STATED PROBLEM:
Leave out any pictures and transcribe all other data below exactly.
— begin —
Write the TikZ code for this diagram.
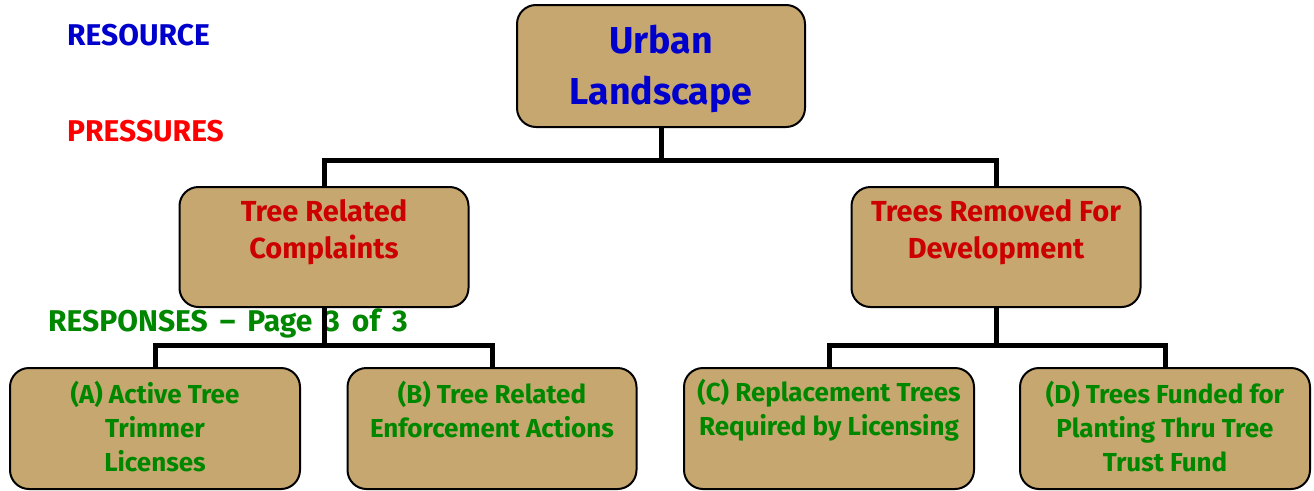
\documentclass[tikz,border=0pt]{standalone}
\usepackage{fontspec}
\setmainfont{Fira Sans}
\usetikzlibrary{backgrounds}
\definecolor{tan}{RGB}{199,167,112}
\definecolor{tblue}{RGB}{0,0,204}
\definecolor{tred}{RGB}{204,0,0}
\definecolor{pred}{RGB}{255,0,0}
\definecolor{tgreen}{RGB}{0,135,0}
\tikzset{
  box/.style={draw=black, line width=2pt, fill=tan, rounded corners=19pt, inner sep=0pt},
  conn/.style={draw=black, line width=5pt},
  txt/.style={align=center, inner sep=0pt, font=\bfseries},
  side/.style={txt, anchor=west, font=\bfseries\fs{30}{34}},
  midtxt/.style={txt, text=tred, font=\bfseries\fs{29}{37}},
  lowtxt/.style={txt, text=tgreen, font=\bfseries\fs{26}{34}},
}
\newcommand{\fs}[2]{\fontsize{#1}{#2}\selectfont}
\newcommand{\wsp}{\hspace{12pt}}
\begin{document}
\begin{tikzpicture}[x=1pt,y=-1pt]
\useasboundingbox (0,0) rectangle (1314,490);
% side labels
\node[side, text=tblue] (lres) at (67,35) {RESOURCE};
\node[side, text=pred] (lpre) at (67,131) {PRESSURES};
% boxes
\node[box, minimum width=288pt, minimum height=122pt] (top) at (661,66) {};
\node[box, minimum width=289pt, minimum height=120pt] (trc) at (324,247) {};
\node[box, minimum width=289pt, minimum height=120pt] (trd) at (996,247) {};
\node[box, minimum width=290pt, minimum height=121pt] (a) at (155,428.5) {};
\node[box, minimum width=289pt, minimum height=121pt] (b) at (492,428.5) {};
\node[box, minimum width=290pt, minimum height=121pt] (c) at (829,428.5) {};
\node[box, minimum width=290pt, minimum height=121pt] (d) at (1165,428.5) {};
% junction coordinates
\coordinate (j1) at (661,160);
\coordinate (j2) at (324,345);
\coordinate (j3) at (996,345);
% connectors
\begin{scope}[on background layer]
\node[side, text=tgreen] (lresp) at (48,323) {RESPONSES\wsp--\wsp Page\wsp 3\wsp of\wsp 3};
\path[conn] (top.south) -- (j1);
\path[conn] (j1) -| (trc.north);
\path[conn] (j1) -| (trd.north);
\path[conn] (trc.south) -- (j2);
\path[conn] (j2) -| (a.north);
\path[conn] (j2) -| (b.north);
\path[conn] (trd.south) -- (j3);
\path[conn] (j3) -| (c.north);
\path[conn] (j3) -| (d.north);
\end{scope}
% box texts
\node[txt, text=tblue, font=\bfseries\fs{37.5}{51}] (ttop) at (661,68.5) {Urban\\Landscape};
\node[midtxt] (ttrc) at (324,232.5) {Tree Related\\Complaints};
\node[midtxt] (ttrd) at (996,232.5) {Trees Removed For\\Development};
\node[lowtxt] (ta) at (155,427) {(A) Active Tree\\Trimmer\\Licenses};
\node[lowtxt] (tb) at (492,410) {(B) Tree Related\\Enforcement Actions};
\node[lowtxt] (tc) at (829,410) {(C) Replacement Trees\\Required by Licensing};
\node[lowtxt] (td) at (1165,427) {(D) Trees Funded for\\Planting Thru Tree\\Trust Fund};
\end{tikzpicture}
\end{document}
— end —
THE RESPONSE:
Write the TikZ code for this diagram.
\documentclass[tikz,border=0pt]{standalone}
\usepackage{fontspec}
\setmainfont{Fira Sans}
\usetikzlibrary{backgrounds}
\definecolor{tan}{RGB}{199,167,112}
\definecolor{tblue}{RGB}{0,0,204}
\definecolor{tred}{RGB}{204,0,0}
\definecolor{pred}{RGB}{255,0,0}
\definecolor{tgreen}{RGB}{0,135,0}
\tikzset{
  box/.style={draw=black, line width=2pt, fill=tan, rounded corners=19pt, inner sep=0pt},
  conn/.style={draw=black, line width=5pt},
  txt/.style={align=center, inner sep=0pt, font=\bfseries},
  side/.style={txt, anchor=west, font=\bfseries\fs{30}{34}},
  midtxt/.style={txt, text=tred, font=\bfseries\fs{29}{37}},
  lowtxt/.style={txt, text=tgreen, font=\bfseries\fs{26}{34}},
}
\newcommand{\fs}[2]{\fontsize{#1}{#2}\selectfont}
\newcommand{\wsp}{\hspace{12pt}}
\begin{document}
\begin{tikzpicture}[x=1pt,y=-1pt]
\useasboundingbox (0,0) rectangle (1314,490);
% side labels
\node[side, text=tblue] (lres) at (67,35) {RESOURCE};
\node[side, text=pred] (lpre) at (67,131) {PRESSURES};
% boxes
\node[box, minimum width=288pt, minimum height=122pt] (top) at (661,66) {};
\node[box, minimum width=289pt, minimum height=120pt] (trc) at (324,247) {};
\node[box, minimum width=289pt, minimum height=120pt] (trd) at (996,247) {};
\node[box, minimum width=290pt, minimum height=121pt] (a) at (155,428.5) {};
\node[box, minimum width=289pt, minimum height=121pt] (b) at (492,428.5) {};
\node[box, minimum width=290pt, minimum height=121pt] (c) at (829,428.5) {};
\node[box, minimum width=290pt, minimum height=121pt] (d) at (1165,428.5) {};
% junction coordinates
\coordinate (j1) at (661,160);
\coordinate (j2) at (324,345);
\coordinate (j3) at (996,345);
% connectors
\begin{scope}[on background layer]
\node[side, text=tgreen] (lresp) at (48,323) {RESPONSES\wsp--\wsp Page\wsp 3\wsp of\wsp 3};
\path[conn] (top.south) -- (j1);
\path[conn] (j1) -| (trc.north);
\path[conn] (j1) -| (trd.north);
\path[conn] (trc.south) -- (j2);
\path[conn] (j2) -| (a.north);
\path[conn] (j2) -| (b.north);
\path[conn] (trd.south) -- (j3);
\path[conn] (j3) -| (c.north);
\path[conn] (j3) -| (d.north);
\end{scope}
% box texts
\node[txt, text=tblue, font=\bfseries\fs{37.5}{51}] (ttop) at (661,68.5) {Urban\\Landscape};
\node[midtxt] (ttrc) at (324,232.5) {Tree Related\\Complaints};
\node[midtxt] (ttrd) at (996,232.5) {Trees Removed For\\Development};
\node[lowtxt] (ta) at (155,427) {(A) Active Tree\\Trimmer\\Licenses};
\node[lowtxt] (tb) at (492,410) {(B) Tree Related\\Enforcement Actions};
\node[lowtxt] (tc) at (829,410) {(C) Replacement Trees\\Required by Licensing};
\node[lowtxt] (td) at (1165,427) {(D) Trees Funded for\\Planting Thru Tree\\Trust Fund};
\end{tikzpicture}
\end{document}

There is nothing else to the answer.